**EXERCISE DETAILS:**
For this exercise, repeat all of the material verbatim apart from its images.
------------------------------
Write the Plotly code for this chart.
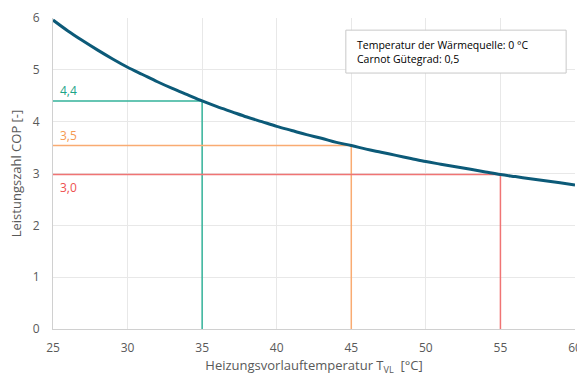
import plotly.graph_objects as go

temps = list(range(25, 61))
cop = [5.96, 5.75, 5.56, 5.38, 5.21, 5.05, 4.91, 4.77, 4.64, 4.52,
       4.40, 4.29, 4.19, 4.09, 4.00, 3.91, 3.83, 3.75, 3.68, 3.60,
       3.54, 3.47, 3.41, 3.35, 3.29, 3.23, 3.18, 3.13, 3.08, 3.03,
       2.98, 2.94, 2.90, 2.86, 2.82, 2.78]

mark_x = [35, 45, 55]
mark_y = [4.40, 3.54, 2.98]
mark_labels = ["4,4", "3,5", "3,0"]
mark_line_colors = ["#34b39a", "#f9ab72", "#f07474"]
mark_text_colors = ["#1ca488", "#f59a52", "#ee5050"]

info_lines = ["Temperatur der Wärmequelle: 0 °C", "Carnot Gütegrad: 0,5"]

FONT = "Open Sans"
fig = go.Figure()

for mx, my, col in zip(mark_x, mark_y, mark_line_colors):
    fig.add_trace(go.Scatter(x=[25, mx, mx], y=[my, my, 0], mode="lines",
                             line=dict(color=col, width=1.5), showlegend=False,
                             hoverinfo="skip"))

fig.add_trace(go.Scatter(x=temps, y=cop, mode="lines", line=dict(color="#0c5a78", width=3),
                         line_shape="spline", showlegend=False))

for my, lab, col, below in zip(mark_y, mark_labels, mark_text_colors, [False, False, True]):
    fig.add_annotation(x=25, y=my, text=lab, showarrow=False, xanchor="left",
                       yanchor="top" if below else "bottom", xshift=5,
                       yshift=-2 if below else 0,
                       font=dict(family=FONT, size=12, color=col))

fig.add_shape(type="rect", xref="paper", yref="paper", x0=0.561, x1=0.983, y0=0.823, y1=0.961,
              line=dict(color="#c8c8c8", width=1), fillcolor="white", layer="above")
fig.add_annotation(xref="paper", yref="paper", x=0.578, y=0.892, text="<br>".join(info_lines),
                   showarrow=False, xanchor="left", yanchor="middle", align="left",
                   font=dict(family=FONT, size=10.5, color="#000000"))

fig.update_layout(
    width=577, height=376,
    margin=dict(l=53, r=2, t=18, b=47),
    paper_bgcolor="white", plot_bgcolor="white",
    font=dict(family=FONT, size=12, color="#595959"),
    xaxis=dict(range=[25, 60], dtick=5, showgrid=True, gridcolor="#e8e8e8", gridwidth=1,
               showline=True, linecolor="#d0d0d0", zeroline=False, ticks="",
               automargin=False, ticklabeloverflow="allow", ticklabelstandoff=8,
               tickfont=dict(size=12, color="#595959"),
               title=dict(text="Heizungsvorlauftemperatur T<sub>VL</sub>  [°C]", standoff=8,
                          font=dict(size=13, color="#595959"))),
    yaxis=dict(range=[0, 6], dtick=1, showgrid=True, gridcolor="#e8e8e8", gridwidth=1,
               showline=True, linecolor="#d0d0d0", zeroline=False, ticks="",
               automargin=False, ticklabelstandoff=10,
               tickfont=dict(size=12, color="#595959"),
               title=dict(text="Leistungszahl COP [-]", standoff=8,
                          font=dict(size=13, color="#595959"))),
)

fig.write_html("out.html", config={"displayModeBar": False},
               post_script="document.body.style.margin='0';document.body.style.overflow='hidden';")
------------------------------
**RESPONSE:**
Write the Plotly code for this chart.
import plotly.graph_objects as go

temps = list(range(25, 61))
cop = [5.96, 5.75, 5.56, 5.38, 5.21, 5.05, 4.91, 4.77, 4.64, 4.52,
       4.40, 4.29, 4.19, 4.09, 4.00, 3.91, 3.83, 3.75, 3.68, 3.60,
       3.54, 3.47, 3.41, 3.35, 3.29, 3.23, 3.18, 3.13, 3.08, 3.03,
       2.98, 2.94, 2.90, 2.86, 2.82, 2.78]

mark_x = [35, 45, 55]
mark_y = [4.40, 3.54, 2.98]
mark_labels = ["4,4", "3,5", "3,0"]
mark_line_colors = ["#34b39a", "#f9ab72", "#f07474"]
mark_text_colors = ["#1ca488", "#f59a52", "#ee5050"]

info_lines = ["Temperatur der Wärmequelle: 0 °C", "Carnot Gütegrad: 0,5"]

FONT = "Open Sans"
fig = go.Figure()

for mx, my, col in zip(mark_x, mark_y, mark_line_colors):
    fig.add_trace(go.Scatter(x=[25, mx, mx], y=[my, my, 0], mode="lines",
                             line=dict(color=col, width=1.5), showlegend=False,
                             hoverinfo="skip"))

fig.add_trace(go.Scatter(x=temps, y=cop, mode="lines", line=dict(color="#0c5a78", width=3),
                         line_shape="spline", showlegend=False))

for my, lab, col, below in zip(mark_y, mark_labels, mark_text_colors, [False, False, True]):
    fig.add_annotation(x=25, y=my, text=lab, showarrow=False, xanchor="left",
                       yanchor="top" if below else "bottom", xshift=5,
                       yshift=-2 if below else 0,
                       font=dict(family=FONT, size=12, color=col))

fig.add_shape(type="rect", xref="paper", yref="paper", x0=0.561, x1=0.983, y0=0.823, y1=0.961,
              line=dict(color="#c8c8c8", width=1), fillcolor="white", layer="above")
fig.add_annotation(xref="paper", yref="paper", x=0.578, y=0.892, text="<br>".join(info_lines),
                   showarrow=False, xanchor="left", yanchor="middle", align="left",
                   font=dict(family=FONT, size=10.5, color="#000000"))

fig.update_layout(
    width=577, height=376,
    margin=dict(l=53, r=2, t=18, b=47),
    paper_bgcolor="white", plot_bgcolor="white",
    font=dict(family=FONT, size=12, color="#595959"),
    xaxis=dict(range=[25, 60], dtick=5, showgrid=True, gridcolor="#e8e8e8", gridwidth=1,
               showline=True, linecolor="#d0d0d0", zeroline=False, ticks="",
               automargin=False, ticklabeloverflow="allow", ticklabelstandoff=8,
               tickfont=dict(size=12, color="#595959"),
               title=dict(text="Heizungsvorlauftemperatur T<sub>VL</sub>  [°C]", standoff=8,
                          font=dict(size=13, color="#595959"))),
    yaxis=dict(range=[0, 6], dtick=1, showgrid=True, gridcolor="#e8e8e8", gridwidth=1,
               showline=True, linecolor="#d0d0d0", zeroline=False, ticks="",
               automargin=False, ticklabelstandoff=10,
               tickfont=dict(size=12, color="#595959"),
               title=dict(text="Leistungszahl COP [-]", standoff=8,
                          font=dict(size=13, color="#595959"))),
)

fig.write_html("out.html", config={"displayModeBar": False},
               post_script="document.body.style.margin='0';document.body.style.overflow='hidden';")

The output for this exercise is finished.